Sofia está agora a estudar Belas Artes em Londres e considerou que a dança poderia ser a forma de se juntar à Jornada de Lisboa. Para trás ficam tempos difíceis dos quais fala com um sorriso na cara.

“Atacaram a igreja onde ia” à missa

Aos 3 anos fugiu do Iraque para a Síria, mas não deixou de ouvir o som dos ataques, porque “dois a três anos depois começou a guerra”, conta-nos. “Atacavam as escolas e as igrejas onde estavam os cristãos. Atacaram a igreja onde eu costumava ir. Mesmo quando estava na missa ouvia bombas a caírem”, relata Sofia.

“As bombas caíram a poucos metros de mim, mas eu não fiquei ferida. Estava dentro da igreja e para mim aquilo foi um milagre”, explica Sofia que olha para a igreja como um local de segurança para si. “Sempre que estou na igreja, haja que barulhos houver, sai que estou bem amparada”.

Face à insegurança na Síria, onde enfrentou ameaças, a família de Sofia resolveu regressar ao Iraque, mas não encontraram a paz que procuravam. “Quando chegamos ao Iraque com vontade de começar uma nova vida do zero, o estado islâmico surgiu, começou a queimar as nossas aldeias. Pegou fogo às casas onde vivíamos”.

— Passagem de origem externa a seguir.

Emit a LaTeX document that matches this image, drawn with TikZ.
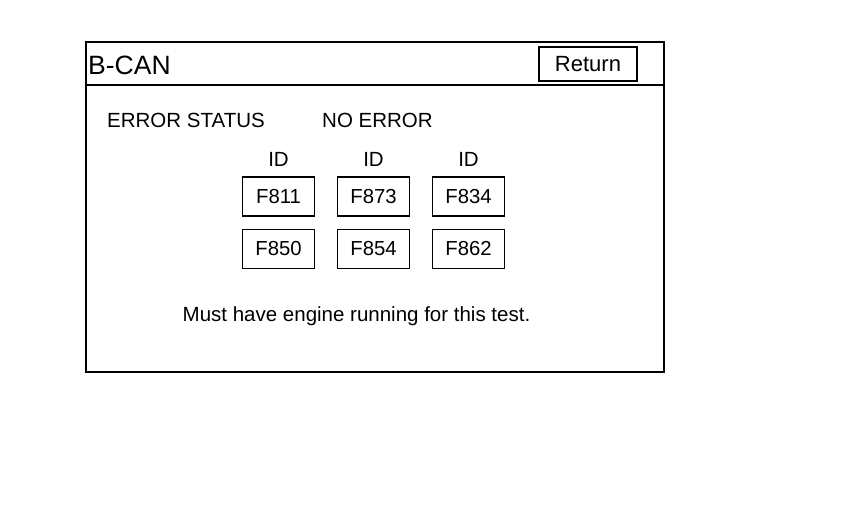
\documentclass[tikz,border=0pt]{standalone}
\usepackage{fontspec}
\setmainfont{Liberation Sans}

\tikzset{
	idbox/.style={rectangle,
		draw = black,
		text = black,
		align=center,
		line width=1.3pt,
		minimum width = 72pt,
		minimum height = 39pt,
		font=\fontsize{20.3}{24}\selectfont},
	txt/.style={text = black,
		inner sep=0pt,
		font=\fontsize{20.5}{24}\selectfont}
}

\begin{document}
\begin{tikzpicture}[x=1pt,y=-1pt]
	
	\useasboundingbox (0,0) rectangle (860,524);
	
	% screen frame and header
	\draw[line width=2.8pt] (86,42) rectangle (664,372);
	\draw[line width=1.4pt] (86,85) -- (664,85);
	
	\node[txt,
	anchor = base west,
	font=\fontsize{26.5}{30}\selectfont] (title) at (88,74.5) {B-CAN};
	
	\node[rectangle,
	draw = black,
	text = black,
	line width=1.3pt,
	minimum width = 98pt,
	minimum height = 34pt,
	font=\fontsize{22}{26}\selectfont] (ret) at (588,64) {Return};
	
	% status line
	\node[txt, anchor = base west] (errlbl) at (107,128) {ERROR STATUS};
	\node[txt, anchor = base west] (errval) at (322,128) {NO ERROR};
	
	% id boxes
	\node[idbox] (f811) at (278.5,196.5) {F811};
	\node[idbox] (f873) at (373.5,196.5) {F873};
	\node[idbox] (f834) at (468.5,196.5) {F834};
	
	\node[idbox] (f850) at (278.5,249) {F850};
	\node[idbox] (f854) at (373.5,249) {F854};
	\node[idbox] (f862) at (468.5,249) {F862};
	
	\node[txt, anchor = base] (id1) at (278.5,167) {ID};
	\node[txt, anchor = base] (id2) at (373.5,167) {ID};
	\node[txt, anchor = base] (id3) at (468.5,167) {ID};
	
	\node[txt, anchor = base] (note) at (356.5,321) {Must have engine running for this test.};
	
\end{tikzpicture}
\end{document}
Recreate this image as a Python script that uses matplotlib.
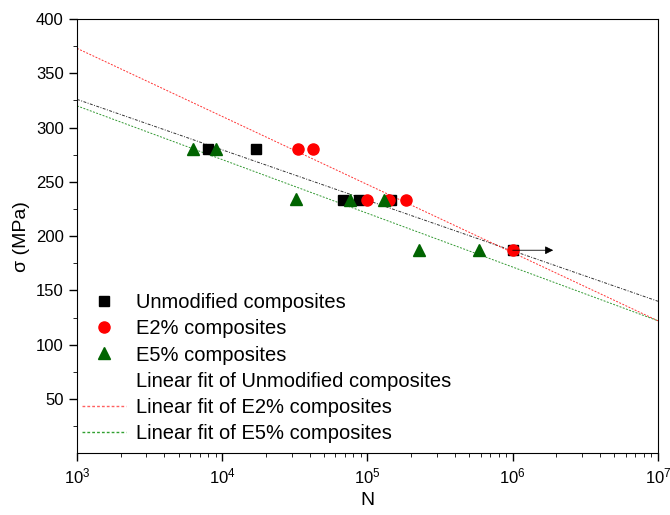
import numpy as np
import matplotlib.pyplot as plt
from matplotlib.lines import Line2D

plt.rcParams['font.family'] = ['Liberation Sans', 'DejaVu Sans']

# dados
n_unmod = [8000, 17000, 68000, 87000, 145000, 1.0e6]
s_unmod = [280, 280, 233, 233, 233, 187]
n_e2 = [33000, 42000, 100000, 140000, 185000, 1.0e6]
s_e2 = [280, 280, 233, 233, 233, 187]
n_e5 = [6300, 9000, 32000, 76000, 130000, 225000, 590000]
s_e5 = [280, 280, 234, 233, 233, 187, 187]

# ajuste linear: sigma = a + b*log10(N)
fit_a = [326 + 46.5 * 3, 373 + 62.75 * 3, 320 + 49.5 * 3]
fit_b = [-46.5, -62.75, -49.5]
fit_cores = ['black', 'red', 'green']
fit_estilos = [(0, (3, 1.5, 1, 1.5)), (0, (2, 1.5)), (0, (2, 1.5))]

# run-out
runout_n = [1.0e6, 1.9e6]
runout_s = [187, 187]

fig, ax = plt.subplots(figsize=(6.7, 5.15), dpi=100)
fig.subplots_adjust(left=0.115, right=0.982, top=0.963, bottom=0.12)

nn = np.logspace(3, 7, 200)
for a, b, c, ls in zip(fit_a, fit_b, fit_cores, fit_estilos):
    ax.plot(nn, a + b * np.log10(nn), color=c, lw=0.7, ls=ls, alpha=0.8)

ax.annotate('', xy=(runout_n[1], runout_s[1]), xytext=(runout_n[0], runout_s[0]),
            arrowprops=dict(arrowstyle='-|>', color='black', lw=0.6,
                            mutation_scale=12, shrinkA=0, shrinkB=0))

ax.plot(n_unmod, s_unmod, 's', color='black', ms=7, ls='none')
ax.plot(n_e2, s_e2, 'o', color='red', ms=8, ls='none')
ax.plot(n_e5, s_e5, '^', color='#006400', ms=9, ls='none')

ax.set_xscale('log')
ax.set_xlim(1e3, 1e7)
ax.set_ylim(0, 400)
ax.set_yticks([50, 100, 150, 200, 250, 300, 350, 400])
ax.set_yticks(np.arange(25, 400, 50), minor=True)
ax.tick_params(labelsize=12, direction='out', length=6, width=1)
ax.tick_params(which='minor', length=3)
ax.set_xlabel('N', fontsize=14)
ax.set_ylabel('σ (MPa)', fontsize=14)

handles = [
    Line2D([], [], marker='s', color='black', ls='none', ms=7),
    Line2D([], [], marker='o', color='red', ls='none', ms=8),
    Line2D([], [], marker='^', color='#006400', ls='none', ms=8),
    Line2D([], [], color='white', lw=1),
    Line2D([], [], color='#ff6060', lw=1, ls=(0, (2, 1.5))),
    Line2D([], [], color='#30a030', lw=1, ls=(0, (2, 1.5))),
]
labels = ['Unmodified composites', 'E2% composites', 'E5% composites',
          'Linear fit of Unmodified composites', 'Linear fit of E2% composites',
          'Linear fit of E5% composites']
ax.legend(handles, labels, loc='lower left', bbox_to_anchor=(-0.012, -0.005),
          frameon=False, fontsize=14.5, labelspacing=0.36, handlelength=2.2,
          handletextpad=0.45, borderaxespad=0.2)

fig.savefig('out.png')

Sofia considera que mesmo na adversidade, ela e a sua família foram “abençoados”. “Muitas pessoas não sobreviveram. Nós tivemos apenas uma hora para abandonar a aldeia e acabamos por ter de regressar à Síria”, recorda.

Uma prova de superação

Passar por tudo o que passou foi nas palavras de Sofia “uma preparação para qualquer dificuldade que encontre na vida”. Esta rapariga de cabelos encaracolados diz que se sente “grata por acordar todos os dias, ver que estou viva e que tenho a oportunidade para estudar. Não tenho de temer que alguém possa magoar a minha família. Estou grata pelas pequenas coisas”.

Questionada sobre como é ser católica, pertencer a uma minoria religiosa, num país de maioria muçulmana, Sofia recorda as perseguições quando regressou ao Iraque e o país estava tomado pelos membros do estado islâmico.

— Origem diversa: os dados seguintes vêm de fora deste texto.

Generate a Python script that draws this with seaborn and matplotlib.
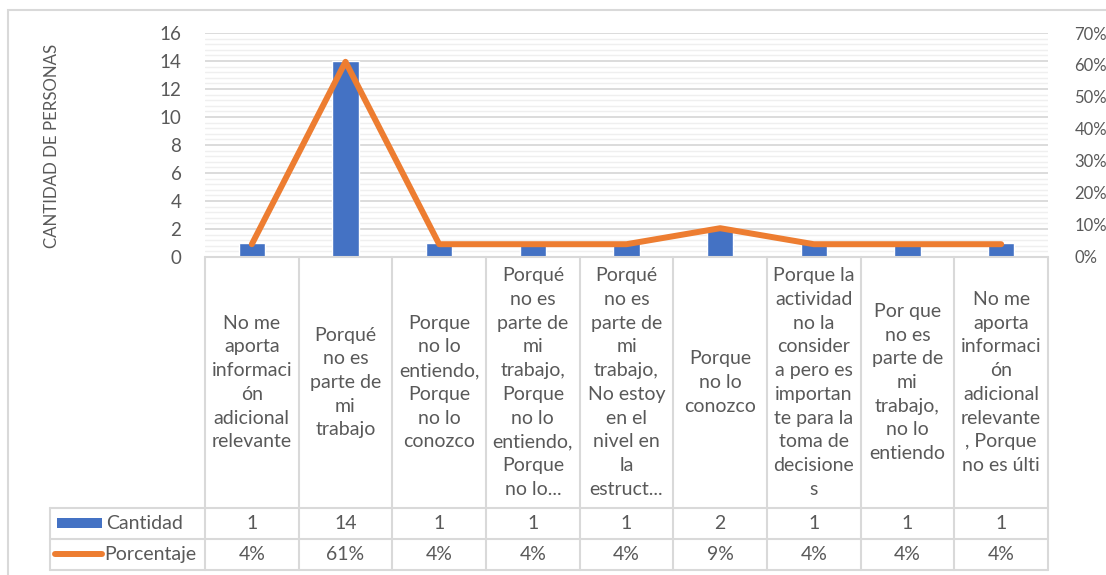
import matplotlib
matplotlib.use("Agg")
import matplotlib.pyplot as plt
import seaborn as sns
import pandas as pd
import numpy as np
from matplotlib.lines import Line2D
from matplotlib.patches import Rectangle
from matplotlib.ticker import MultipleLocator, PercentFormatter

# Motivos (texto tal como aparece en cada celda de la tabla)
etiquetas = [
    "No me\naporta\ninformaci\nón\nadicional\nrelevante",
    "Porqué\nno es\nparte de\nmi\ntrabajo",
    "Porque\nno lo\nentiendo,\nPorque\nno lo\nconozco",
    "Porqué\nno es\nparte de\nmi\ntrabajo,\nPorque\nno lo\nentiendo,\nPorque\nno lo...",
    "Porqué\nno es\nparte de\nmi\ntrabajo,\nNo estoy\nen el\nnivel en\nla\nestruct...",
    "Porque\nno lo\nconozco",
    "Porque la\nactividad\nno la\nconsider\na pero es\nimportan\nte para la\ntoma de\ndecisione\ns",
    "Por que\nno es\nparte de\nmi\ntrabajo,\nno lo\nentiendo",
    "No me\naporta\ninformaci\nón\nadicional\nrelevante\n, Porque\nno es últi",
]
cantidad = [1, 14, 1, 1, 1, 2, 1, 1, 1]
porcentaje = [0.04, 0.61, 0.04, 0.04, 0.04, 0.09, 0.04, 0.04, 0.04]
serie_barras = "Cantidad"
serie_linea = "Porcentaje"
titulo_eje = "CANTIDAD DE PERSONAS"

AZUL = "#4472C4"
NARANJA = "#ED7D31"
GRIS_TEXTO = "#595959"
GRIS_LINEA = "#D9D9D9"
FS = 14

sns.set_theme(style="white")
plt.rcParams["font.family"] = ["Lato", "DejaVu Sans"]

W, H = 1106, 575
fig = plt.figure(figsize=(W / 100, H / 100), dpi=100)

def fx(px):
    return px / W

def fy(py):
    return 1 - py / H

# Área de trazado
left, right, top, bottom = 205, 1048, 33, 257
ax = fig.add_axes([fx(left), fy(bottom), fx(right) - fx(left), fy(top) - fy(bottom)])

df = pd.DataFrame({"pos": np.arange(len(cantidad)), "cantidad": cantidad, "porcentaje": porcentaje})

sns.barplot(data=df, x="pos", y="cantidad", color=AZUL, saturation=1, width=0.28, ax=ax)
ax.set_xlim(-0.5, len(cantidad) - 0.5)
ax.set_ylim(0, 16)
ax.yaxis.set_major_locator(MultipleLocator(2))
ax.yaxis.set_minor_locator(MultipleLocator(0.4))
ax.grid(which="major", axis="y", color=GRIS_LINEA, lw=1.3)
ax.grid(which="minor", axis="y", color="#EFEFEF", lw=1.0)
ax.set_axisbelow(True)
for s in ax.spines.values():
    s.set_visible(False)
ax.set_xticks([])
ax.set_xlabel("")
ax.set_ylabel("")
ax.tick_params(axis="y", which="both", length=0, pad=17, labelsize=13.5, labelcolor=GRIS_TEXTO)

ax2 = ax.twinx()
sns.lineplot(data=df, x="pos", y="porcentaje", color=NARANJA, lw=4.3, ax=ax2,
             legend=False, solid_capstyle="round", solid_joinstyle="round")
ax2.set_xlim(-0.5, len(cantidad) - 0.5)
ax2.set_ylim(0, 0.7)
ax2.yaxis.set_major_locator(MultipleLocator(0.1))
ax2.yaxis.set_major_formatter(PercentFormatter(1, decimals=0))
for s in ax2.spines.values():
    s.set_visible(False)
ax2.set_ylabel("")
ax2.set_xlabel("")
ax2.tick_params(axis="y", length=0, pad=19, labelsize=12, labelcolor=GRIS_TEXTO)

fig.text(fx(52), fy(146), titulo_eje, rotation=90, ha="center", va="center",
         fontsize=12.2, color=GRIS_TEXTO)

# Tabla de datos bajo el eje
n = len(cantidad)
col_w = (right - left) / n
row1, row2, row3 = 508, 539, 570
leg_left = 50

def linea(x0, y0, x1, y1):
    fig.add_artist(Line2D([fx(x0), fx(x1)], [fy(y0), fy(y1)], transform=fig.transFigure,
                          color=GRIS_LINEA, lw=1.5))

linea(left, bottom, right, bottom)
for i in range(n + 1):
    xb = left + i * col_w
    linea(xb, bottom, xb, row3)
for yr in (row1, row2, row3):
    linea(leg_left, yr, right, yr)
linea(leg_left, row1, leg_left, row3)

for i in range(n):
    xc = left + (i + 0.5) * col_w
    fig.text(fx(xc), fy((bottom + row1) / 2), etiquetas[i], ha="center", va="center",
             multialignment="center", fontsize=FS, color=GRIS_TEXTO, linespacing=1.48)
    fig.text(fx(xc), fy((row1 + row2) / 2), f"{cantidad[i]}", ha="center", va="center",
             fontsize=FS, color=GRIS_TEXTO)
    fig.text(fx(xc), fy((row2 + row3) / 2), f"{porcentaje[i]:.0%}", ha="center", va="center",
             fontsize=FS, color=GRIS_TEXTO)

# Claves de la leyenda en la tabla
fig.add_artist(Rectangle((fx(57), fy(528)), fx(102) - fx(57), fy(518) - fy(528),
                         transform=fig.transFigure, color=AZUL, lw=0))
fig.add_artist(Line2D([fx(55), fx(102)], [fy(554), fy(554)], transform=fig.transFigure,
                      color=NARANJA, lw=4.3, solid_capstyle="round"))
fig.text(fx(106), fy((row1 + row2) / 2), serie_barras, ha="left", va="center",
         fontsize=FS, color=GRIS_TEXTO)
fig.text(fx(104), fy((row2 + row3) / 2), serie_linea, ha="left", va="center",
         fontsize=FS, color=GRIS_TEXTO)

# Marco exterior
fig.add_artist(Rectangle((fx(8), fy(H + 20)), fx(W + 20) - fx(8), fy(10) - fy(H + 20),
                         transform=fig.transFigure, fill=False, edgecolor=GRIS_LINEA, lw=1.5))

fig.savefig("out.png", dpi=100)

“A minha família sempre que voltava a casa, e estávamos todos presentes, sentíamos que era uma bênção. Todas as manhãs, sempre que saiamos de casa beijávamo-nos, porque nunca sabíamos se iriamos voltar com vida a casa. Mas todos os dias rezávamos a Deus por estarmos bem e vivos” explica-nos Sofia.

Ter fé não é só ir à missa ao domingo

“A fé foi o que me manteve viva até agora na minha vida” admite Sofia. Depois de ter passado já por tudo o que viu e sentiu na pele, esta jovem iraquiana estabelece diferenças na forma como vê a religião e a espiritualidade a ser vivida entre os jovens.

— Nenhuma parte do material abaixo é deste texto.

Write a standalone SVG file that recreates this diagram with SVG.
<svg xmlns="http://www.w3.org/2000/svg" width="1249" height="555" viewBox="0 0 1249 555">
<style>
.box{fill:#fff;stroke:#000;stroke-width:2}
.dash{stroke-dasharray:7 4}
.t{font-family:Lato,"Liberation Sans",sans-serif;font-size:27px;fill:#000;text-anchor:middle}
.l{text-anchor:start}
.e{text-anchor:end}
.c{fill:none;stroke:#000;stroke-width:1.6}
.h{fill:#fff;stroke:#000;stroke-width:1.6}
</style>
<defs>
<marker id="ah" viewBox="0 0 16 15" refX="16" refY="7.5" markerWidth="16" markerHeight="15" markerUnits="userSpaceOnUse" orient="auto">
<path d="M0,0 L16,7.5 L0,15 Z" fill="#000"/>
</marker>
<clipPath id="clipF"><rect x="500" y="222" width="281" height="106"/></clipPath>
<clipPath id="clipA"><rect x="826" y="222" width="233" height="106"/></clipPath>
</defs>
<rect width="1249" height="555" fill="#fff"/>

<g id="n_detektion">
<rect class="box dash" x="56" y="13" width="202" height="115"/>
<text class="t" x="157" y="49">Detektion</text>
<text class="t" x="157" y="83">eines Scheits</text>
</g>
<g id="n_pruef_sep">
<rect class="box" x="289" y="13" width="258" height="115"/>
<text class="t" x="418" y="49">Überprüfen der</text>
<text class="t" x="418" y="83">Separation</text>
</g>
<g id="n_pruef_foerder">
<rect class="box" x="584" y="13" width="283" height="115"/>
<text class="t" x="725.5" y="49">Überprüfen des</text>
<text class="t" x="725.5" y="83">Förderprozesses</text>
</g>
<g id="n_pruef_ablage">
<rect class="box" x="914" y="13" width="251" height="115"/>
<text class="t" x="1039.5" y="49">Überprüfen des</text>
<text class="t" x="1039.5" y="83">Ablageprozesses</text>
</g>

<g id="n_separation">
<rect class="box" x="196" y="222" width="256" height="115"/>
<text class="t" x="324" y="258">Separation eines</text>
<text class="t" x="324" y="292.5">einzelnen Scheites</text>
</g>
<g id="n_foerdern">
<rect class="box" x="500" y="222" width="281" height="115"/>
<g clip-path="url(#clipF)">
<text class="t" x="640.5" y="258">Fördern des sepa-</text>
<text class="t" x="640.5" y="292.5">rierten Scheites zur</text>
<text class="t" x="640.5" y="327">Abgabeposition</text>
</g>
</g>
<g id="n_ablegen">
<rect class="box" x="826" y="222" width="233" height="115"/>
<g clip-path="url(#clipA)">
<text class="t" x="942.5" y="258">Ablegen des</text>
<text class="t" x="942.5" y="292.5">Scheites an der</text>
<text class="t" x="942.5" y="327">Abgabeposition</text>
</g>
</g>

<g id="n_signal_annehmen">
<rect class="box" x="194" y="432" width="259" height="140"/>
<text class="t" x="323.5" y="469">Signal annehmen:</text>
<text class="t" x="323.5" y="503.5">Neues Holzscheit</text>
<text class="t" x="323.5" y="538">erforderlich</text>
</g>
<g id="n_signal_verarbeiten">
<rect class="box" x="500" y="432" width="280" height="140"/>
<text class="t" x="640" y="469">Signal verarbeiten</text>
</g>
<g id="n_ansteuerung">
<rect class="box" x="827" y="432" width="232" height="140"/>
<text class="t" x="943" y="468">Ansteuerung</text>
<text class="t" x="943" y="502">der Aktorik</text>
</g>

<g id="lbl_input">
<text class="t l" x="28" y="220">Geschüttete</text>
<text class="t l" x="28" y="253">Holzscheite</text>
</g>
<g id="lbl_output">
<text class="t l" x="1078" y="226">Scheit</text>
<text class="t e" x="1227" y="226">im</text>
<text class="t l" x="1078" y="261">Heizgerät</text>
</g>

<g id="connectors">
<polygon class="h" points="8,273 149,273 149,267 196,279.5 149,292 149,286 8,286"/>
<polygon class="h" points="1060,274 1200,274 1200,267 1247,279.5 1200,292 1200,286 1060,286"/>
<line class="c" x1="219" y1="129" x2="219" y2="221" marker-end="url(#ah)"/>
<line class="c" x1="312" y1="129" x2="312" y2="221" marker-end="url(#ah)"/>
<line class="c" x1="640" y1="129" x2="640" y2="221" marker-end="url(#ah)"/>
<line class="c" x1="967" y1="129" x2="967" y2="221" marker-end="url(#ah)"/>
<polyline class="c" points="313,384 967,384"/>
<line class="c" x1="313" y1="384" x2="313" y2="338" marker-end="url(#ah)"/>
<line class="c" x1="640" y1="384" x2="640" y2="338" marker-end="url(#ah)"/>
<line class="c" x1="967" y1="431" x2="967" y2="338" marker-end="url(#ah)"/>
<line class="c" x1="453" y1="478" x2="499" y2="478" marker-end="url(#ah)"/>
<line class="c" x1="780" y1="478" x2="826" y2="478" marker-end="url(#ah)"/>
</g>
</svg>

“Para outros a fé é quando vão com as suas famílias ao domingo à igreja, ou têm de seguir certos rituais, acreditar em algumas coisas. Eu acho que todos temos diferentes formas de viver a fé”, explica-nos nesta conversa.

Sofia remata, no entanto, que “no final do dia, todos nós, sinto que estamos no mesmo patamar”, ou seja, há diferentes hábitos, mas o que os une é “pensar que Deus é bom e maravilhoso, que nos protege de todos os males, mas de diferentes formas”, remata.

O testemunho de Sofia aos jovens

Perguntamos a Sofia o que esta experiência fez dela e de que forma olha para os seus colegas de várias nacionalidades que integram o Ensemble 23. A jovem artista sublinha a importância do seu testemunho.

“Percebi que nem toda a gente tem esta experiência, por isso quero transmitir isto e mostrar às pessoas que elas têm uma boa vida e que devem estar gratas por isso e que Deus é bom”. Ela que se sente “abençoada” por poder dançar para o Papa Francisco em Lisboa, admite que gostava de poder continuar a viajar.

“A viajar aprende depressa muita coisa. Se estivesse sentada em casa, metida nas minhas coisas não aprenderia tanto”, explica Sofia que viajou para Portugal, um país que não conhecia antes e ao qual talvez gostasse de regressar depois da experiência da Jornada Mundial da Juventude

Sofia integra o grupo de 50 jovens do Ensemble 23 que está a trabalhar com a encenadora Matilde Torcato para participar em três momentos da JMJ, a cerimónia de acolhimento, a Via Sacra e a vigília no Campo da Graça.